CLang and UTF BOM characters

Hi,

According to the UTF-8 standard, the BOM character sequence may be present at the beginning of a file. Clang doesn’t seem to support this, and produces an error, specifying the characters as unknown tokens.

This should be fixed IMHO. The way I handle it (if input is through std::ifstream):

inline void processBOM( std::ifstream &stream )

{
    const unsigned char BOM[] = { 0xef, 0xbb, 0xbf };
    char first3chars[3];
    if( !stream.read( first3chars, 3 ) )
        throw std::runtime_error( "Unexpected end of file" );
    if( strcmp(reinterpret_cast<const char*>(BOM), first3chars) )
        stream.seekg( 0, std::ios::beg ); // reset to beginning of file
}

This essentially skips the BOM if present. But the solution is of course up to you and Clang’s design in this aspect.

Ruben

In message <AANLkTikSBG4iizY_RuSoBodkR+wgoN4ihDxDCv7FnBkz@mail.gmail.com>

2010/10/16 Ruben Van Boxem <vanboxem.ruben@gmail.com>

Hi,

According to the UTF-8 standard, the BOM character sequence may be present at the beginning of a file. Clang doesn’t seem to support this, and produces an error, specifying the characters as unknown tokens.

This should be fixed IMHO. The way I handle it (if input is through std::ifstream):

inline void processBOM( std::ifstream &stream )

{
    const unsigned char BOM[] = { 0xef, 0xbb, 0xbf };
    char first3chars[3];
    if( !stream.read( first3chars, 3 ) )
        throw std::runtime_error( "Unexpected end of file" );
    if( strcmp(reinterpret_cast<const char*>(BOM), first3chars) )
        stream.seekg( 0, std::ios::beg ); // reset to beginning of file
}

This essentially skips the BOM if present. But the solution is of course up to you and Clang’s design in this aspect.

Ruben

I actually meant strncmp(…,…,3) by the way :slight_smile:

Ruben

Why strQQQ when you don't expect null terminators anywhere?

~ Scott

Why not? I’m not big on C here, just use it here out of brevity. There should be no difference between the two in this use case IMHO?

Ruben

Correct, should do memcmp.

strncmp() will compare up to n characters, stopping when a null byte is encountered. memcmp() will compare exactly n characters.

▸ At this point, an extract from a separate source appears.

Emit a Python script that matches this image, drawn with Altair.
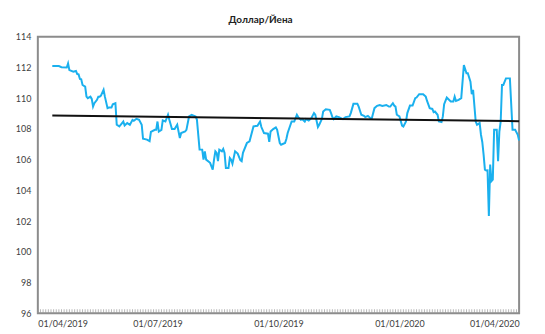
import altair as alt
import pandas as pd

dates = [
    "2019-04-12", "2019-04-17", "2019-04-19", "2019-04-23", "2019-04-24", "2019-04-25", "2019-04-28", "2019-04-30",
    "2019-05-01", "2019-05-02", "2019-05-03", "2019-05-04", "2019-05-05", "2019-05-07", "2019-05-08", "2019-05-09",
    "2019-05-11", "2019-05-12", "2019-05-13", "2019-05-14", "2019-05-16", "2019-05-17", "2019-05-18", "2019-05-19",
    "2019-05-21", "2019-05-22", "2019-05-24", "2019-05-25", "2019-05-27", "2019-05-28", "2019-05-30", "2019-05-31",
    "2019-06-02", "2019-06-03", "2019-06-05", "2019-06-06", "2019-06-08", "2019-06-10", "2019-06-12", "2019-06-13",
    "2019-06-15", "2019-06-17", "2019-06-19", "2019-06-20", "2019-06-23", "2019-06-25", "2019-06-26", "2019-06-29",
    "2019-06-30", "2019-07-01", "2019-07-02", "2019-07-04", "2019-07-05", "2019-07-07", "2019-07-09", "2019-07-10",
    "2019-07-12", "2019-07-14", "2019-07-16", "2019-07-18", "2019-07-19", "2019-07-22", "2019-07-23", "2019-07-25",
    "2019-07-27", "2019-07-30", "2019-07-31", "2019-08-02", "2019-08-04", "2019-08-05", "2019-08-06", "2019-08-07",
    "2019-08-10", "2019-08-12", "2019-08-13", "2019-08-14", "2019-08-15", "2019-08-16", "2019-08-17", "2019-08-19",
    "2019-08-20", "2019-08-21", "2019-08-22", "2019-08-24", "2019-08-25", "2019-08-26", "2019-08-27", "2019-08-29",
    "2019-08-31", "2019-09-02", "2019-09-03", "2019-09-04", "2019-09-07", "2019-09-09", "2019-09-12", "2019-09-15",
    "2019-09-17", "2019-09-18", "2019-09-20", "2019-09-23", "2019-09-24", "2019-09-25", "2019-09-27", "2019-09-29",
    "2019-09-30", "2019-10-02", "2019-10-03", "2019-10-06", "2019-10-07", "2019-10-08", "2019-10-11", "2019-10-13",
    "2019-10-15", "2019-10-16", "2019-10-18", "2019-10-19", "2019-10-21", "2019-10-22", "2019-10-24", "2019-10-26",
    "2019-10-28", "2019-10-29", "2019-10-31", "2019-11-01", "2019-11-03", "2019-11-04", "2019-11-06", "2019-11-09",
    "2019-11-10", "2019-11-11", "2019-11-12", "2019-11-14", "2019-11-16", "2019-11-19", "2019-11-21", "2019-11-24",
    "2019-11-25", "2019-11-27", "2019-11-30", "2019-12-01", "2019-12-03", "2019-12-05", "2019-12-06", "2019-12-08",
    "2019-12-10", "2019-12-11", "2019-12-13", "2019-12-15", "2019-12-17", "2019-12-19", "2019-12-22", "2019-12-24",
    "2019-12-25", "2019-12-27", "2019-12-28", "2019-12-29", "2019-12-30", "2020-01-01", "2020-01-03", "2020-01-04",
    "2020-01-06", "2020-01-07", "2020-01-09", "2020-01-11", "2020-01-13", "2020-01-14", "2020-01-16", "2020-01-19",
    "2020-01-21", "2020-01-22", "2020-01-24", "2020-01-26", "2020-01-27", "2020-01-28", "2020-01-30", "2020-01-31",
    "2020-02-02", "2020-02-03", "2020-02-04", "2020-02-06", "2020-02-09", "2020-02-11", "2020-02-12", "2020-02-13",
    "2020-02-15", "2020-02-17", "2020-02-19", "2020-02-21", "2020-02-22", "2020-02-24", "2020-02-25", "2020-02-26",
    "2020-02-28", "2020-02-29", "2020-03-02", "2020-03-03", "2020-03-04", "2020-03-05", "2020-03-06", "2020-03-07",
    "2020-03-08", "2020-03-09", "2020-03-10", "2020-03-11", "2020-03-12", "2020-03-13", "2020-03-15", "2020-03-16",
    "2020-03-17", "2020-03-18", "2020-03-19", "2020-03-20", "2020-03-22", "2020-03-25", "2020-03-27", "2020-03-29",
    "2020-03-31", "2020-04-01",
]

rates = [
    112.10, 112.09, 112.02, 112.00, 112.26, 111.83, 111.72, 111.77,
    111.57, 111.55, 111.25, 111.23, 110.86, 110.75, 110.10, 110.00,
    110.10, 109.95, 109.45, 109.67, 109.89, 110.10, 110.10, 110.17,
    110.55, 110.10, 109.35, 109.39, 109.39, 109.60, 109.67, 108.27,
    108.16, 108.27, 108.48, 108.22, 108.38, 108.27, 108.59, 108.53,
    108.66, 108.59, 108.27, 107.36, 107.30, 107.20, 107.80, 107.94,
    107.94, 108.48, 107.83, 107.94, 108.55, 108.48, 108.92, 108.59,
    107.99, 107.99, 108.27, 107.40, 107.73, 107.83, 107.94, 108.81,
    108.92, 108.81, 108.59, 106.65, 106.65, 106.00, 106.54, 106.00,
    105.79, 105.35, 106.00, 106.54, 106.44, 105.90, 106.65, 106.54,
    106.69, 106.44, 105.46, 105.46, 106.11, 106.00, 105.74, 106.54,
    106.39, 105.96, 105.90, 106.44, 107.08, 107.19, 108.16, 108.20,
    108.48, 108.12, 107.73, 107.69, 107.15, 107.83, 107.99, 108.10,
    107.94, 107.08, 106.97, 107.08, 107.34, 107.73, 108.48, 108.48,
    108.92, 108.77, 108.59, 108.64, 108.48, 108.64, 108.55, 108.70,
    109.03, 108.92, 108.12, 108.27, 108.64, 109.13, 109.28, 109.24,
    109.03, 108.77, 108.64, 108.81, 108.77, 108.64, 108.77, 108.81,
    109.03, 109.63, 109.63, 109.45, 108.92, 108.85, 108.77, 108.85,
    108.70, 108.70, 109.35, 109.50, 109.56, 109.50, 109.56, 109.45,
    109.45, 109.67, 109.52, 109.45, 108.92, 108.81, 108.22, 108.16,
    108.48, 109.03, 109.52, 109.52, 110.00, 110.04, 110.26, 110.26,
    110.10, 109.82, 109.35, 109.30, 109.09, 109.13, 108.92, 108.48,
    108.44, 108.81, 109.61, 110.04, 109.78, 109.78, 110.10, 109.82,
    109.89, 110.00, 112.15, 111.62, 111.62, 111.07, 110.26, 110.54,
    108.48, 108.27, 108.38, 107.62, 107.15, 106.33, 105.35, 105.29,
    105.30, 102.33, 105.68, 104.60, 104.70, 107.94, 107.94, 105.90,
    107.83, 108.48, 110.86, 110.86, 111.29, 111.29, 107.94, 107.94,
    107.62, 107.25,
]

trend_dates = ["2019-04-12", "2020-04-01"]
trend_values = [108.88, 108.50]

x_labels = [(2019, 4), (2019, 7), (2019, 10), (2020, 1), (2020, 4)]
y_ticks = [96, 98, 100, 102, 104, 106, 108, 110, 112, 114]

FONT = "Lato"
df = pd.DataFrame({"date": pd.to_datetime(dates), "rate": rates})
tdf = pd.DataFrame({"date": pd.to_datetime(trend_dates), "rate": trend_values})
tick_df = pd.DataFrame({"date": pd.date_range("2019-04-01", "2020-04-01", freq="2D")})

x_scale = alt.Scale(
    domain=[alt.DateTime(year=2019, month=4, date=1), alt.DateTime(year=2020, month=4, date=1)],
    nice=False,
)
y_scale = alt.Scale(domain=[96, 114], nice=False, zero=False)

x_axis = alt.Axis(
    values=[alt.DateTime(year=y, month=m, date=1) for y, m in x_labels],
    format="%d/%m/%Y", labelFontSize=9, labelFont=FONT, labelColor="#404040",
    ticks=False, domain=False, grid=False, title=None, labelPadding=6,
    labelOverlap=False,
)
y_axis = alt.Axis(
    values=y_ticks, labelFontSize=9, labelFont=FONT, labelColor="#404040",
    ticks=False, domain=False, grid=False, title=None, labelPadding=7,
    labelOverlap=False,
)

line = alt.Chart(df).mark_line(color="#1AB0EE", strokeWidth=2).encode(
    x=alt.X("date:T", scale=x_scale, axis=x_axis),
    y=alt.Y("rate:Q", scale=y_scale, axis=y_axis),
)

trend = alt.Chart(tdf).mark_line(color="#111111", strokeWidth=2).encode(
    x=alt.X("date:T", scale=x_scale, axis=x_axis),
    y=alt.Y("rate:Q", scale=y_scale, axis=y_axis),
)

ticks = alt.Chart(tick_df).mark_tick(color="#9a9a9a", thickness=1, size=4, orient="vertical").encode(
    x=alt.X("date:T", scale=x_scale, axis=x_axis),
    y=alt.value(276),
)

chart = alt.layer(line, trend, ticks).properties(
    width=484, height=278,
    title=alt.TitleParams("Доллар/Йена", font=FONT, fontSize=10, fontWeight="bold",
                          color="#222222", anchor="middle", dx=-18, offset=8),
).configure(
    background="white",
    padding={"left": 7, "top": 6, "right": 14, "bottom": 2},
).configure_view(
    stroke="#8c8c8c", strokeWidth=2
).configure_axis(labelOverlap=False)

chart.save("out.html", embed_options={"renderer": "svg", "actions": False})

Both cases will stop if there is a difference between the two inputs. A null bytes in the input stream is a) not a terminator, and b) not valid. Therefore, testing for it is less efficient.

Of course, when testing three bytes performance is not likely to be an issue and (hopefully) the lower standard library calls pass will turn it into a trivial comparison, avoiding the function call. Avoiding the test for null will have almost no impact on performance. Using strncmp(), however, does impact code readability because it implies to the reader that at least one of the arguments is a null-terminated C string.

David

-- Sent from my Cray X1

Why not? I'm not big on C here, just use it here out of brevity. There should be no difference between the two in this use case IMHO?

strncmp() will compare up to n characters, stopping when a null byte is encountered. memcmp() will compare exactly n characters. Both cases will stop if there is a difference between the two inputs. A null bytes in the input stream is a) not a terminator, and b) not valid. Therefore, testing for it is less efficient.

Mostly pointless pedanticism, but memcmp() is also allowed to read
ahead more than strncmp() is, which makes it slightly more
optimizable.

- Daniel